[Problem requirements] From the entries below, pull out each line where "matplotlib" appears.

[Data records]
▬▬▬

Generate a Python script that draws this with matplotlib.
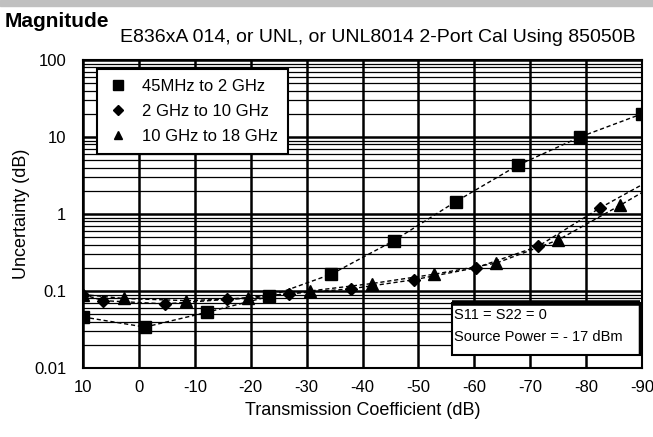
import matplotlib
matplotlib.use("Agg")
import matplotlib.pyplot as plt
from matplotlib.patches import Rectangle
from matplotlib.lines import Line2D

plt.rcParams['font.family'] = ['Liberation Sans', 'DejaVu Sans']

# Datos
x_sq = [10, -1.1, -12.2, -23.3, -34.4, -45.6, -56.7, -67.8, -78.9, -90]
y_sq = [0.046, 0.034, 0.053, 0.085, 0.165, 0.45, 1.45, 4.3, 10, 20]

x_dia = [10, 6.4, -4.7, -15.8, -26.9, -38, -49.2, -60.3, -71.4, -82.5, -90]
y_dia = [0.09, 0.075, 0.068, 0.078, 0.092, 0.107, 0.14, 0.2, 0.38, 1.2, 2.4]

x_tri = [10, 2.7, -8.4, -19.5, -30.6, -41.7, -52.8, -63.9, -75, -86.1, -90]
y_tri = [0.09, 0.08, 0.075, 0.08, 0.1, 0.125, 0.165, 0.23, 0.46, 1.3, 1.9]

labels = ['45MHz to 2 GHz', '2 GHz to 10 GHz', '10 GHz to 18 GHz']
x_ticks = [10, 0, -10, -20, -30, -40, -50, -60, -70, -80, -90]
y_ticks = [0.01, 0.1, 1, 10, 100]
y_ticklabels = ['0.01', '0.1', '1', '10', '100']

fig = plt.figure(figsize=(6.53, 4.37), dpi=100)
# franja gris arriba
fig.patches.append(Rectangle((0, 1 - 6 / 437), 1, 6 / 437, transform=fig.transFigure,
                             color='#c0c0c0', zorder=0))

ax = fig.add_axes([83 / 653, 1 - 368 / 437, 559 / 653, 308 / 437])
ax.set_xlim(10, -90)
ax.set_yscale('log')
ax.set_ylim(0.01, 100)

ls = (0, (3, 2))
ax.plot(x_sq, y_sq, color='black', lw=1, ls=ls, marker='s', ms=9, zorder=5)
ax.plot(x_dia, y_dia, color='black', lw=1, ls=ls, marker='D', ms=6.5,
        markevery=list(range(len(x_dia) - 1)), zorder=5)
ax.plot(x_tri, y_tri, color='black', lw=1, ls=ls, marker='^', ms=8,
        markevery=list(range(len(x_tri) - 1)), zorder=5)

ax.set_xticks(x_ticks)
ax.set_xticklabels([str(v) for v in x_ticks], fontsize=12)
ax.set_yticks(y_ticks)
ax.set_yticklabels(y_ticklabels, fontsize=12)
ax.tick_params(which='both', length=0)
ax.tick_params(axis='x', pad=9)
ax.tick_params(axis='y', pad=12)
ax.grid(True, which='major', color='black', lw=1.8)
ax.grid(True, which='minor', axis='y', color='black', lw=0.9)
for s in ax.spines.values():
    s.set_linewidth(1.5)

ax.set_xlabel('Transmission Coefficient (dB)', fontsize=13, labelpad=5)
ax.set_ylabel('Uncertainty (dB)', fontsize=13, labelpad=3)

# leyenda
handles = [
    Line2D([0], [0], color='w', marker='s', markerfacecolor='black', markeredgecolor='black', ms=7),
    Line2D([0], [0], color='w', marker='D', markerfacecolor='black', markeredgecolor='black', ms=5.5),
    Line2D([0], [0], color='w', marker='^', markerfacecolor='black', markeredgecolor='black', ms=6),
]
leg = ax.legend(handles, labels, loc='upper left', bbox_to_anchor=(0.025, 0.972),
                fontsize=12, frameon=True, fancybox=False, handlelength=1.3,
                handletextpad=0.8, borderpad=0.6, labelspacing=0.6,
                borderaxespad=0)
leg.get_frame().set_edgecolor('black')
leg.get_frame().set_linewidth(1.5)
leg.get_frame().set_alpha(1)

# caja de texto abajo a la derecha
x0, x1 = (452 - 83) / 559, (640 - 83) / 559
y0, y1 = 1 - (355 - 60) / 308, 1 - (303 - 60) / 308
ax.add_patch(Rectangle((x0, y0), x1 - x0, y1 - y0, transform=ax.transAxes,
                       facecolor='white', edgecolor='black', lw=1.5, zorder=9))
ax.plot([x0, x1], [y1, y1], transform=ax.transAxes, color='black', lw=4, zorder=10,
        solid_capstyle='butt')
ax.plot([x1, x1], [y0, y1], transform=ax.transAxes, color='black', lw=2.5, zorder=10,
        solid_capstyle='butt')
ax.text(x0 + 0.004, y1 - 0.04, 'S11 = S22 = 0', transform=ax.transAxes,
        fontsize=10.5, va='center', ha='left', zorder=11)
ax.text(x0 + 0.004, y1 - 0.112, 'Source Power = - 17 dBm', transform=ax.transAxes,
        fontsize=10.5, va='center', ha='left', zorder=11)

fig.text(5 / 653, 1 - 27 / 437, 'Magnitude', fontsize=15, fontweight='bold')
fig.text(120 / 653, 1 - 42 / 437, 'E836xA 014, or UNL, or UNL8014 2-Port Cal Using 85050B',
         fontsize=14)

fig.savefig('out.png', dpi=100)
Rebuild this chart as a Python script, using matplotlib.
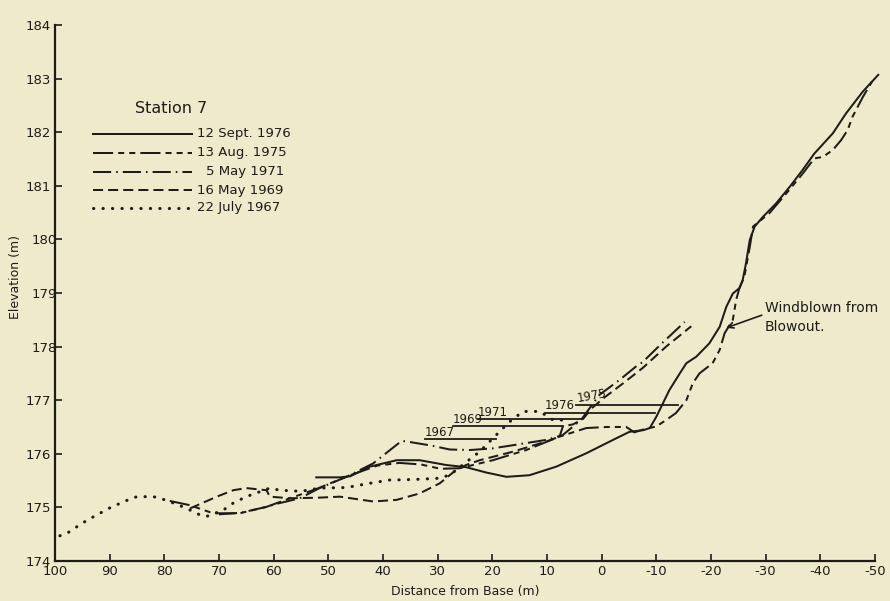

▬▬▬

[Problem solution]
Generate a Python script that draws this with matplotlib.
import matplotlib
matplotlib.use("Agg")
import matplotlib.pyplot as plt
from matplotlib.patches import Rectangle
from matplotlib.lines import Line2D
Rebuild this chart as a Python script, using matplotlib.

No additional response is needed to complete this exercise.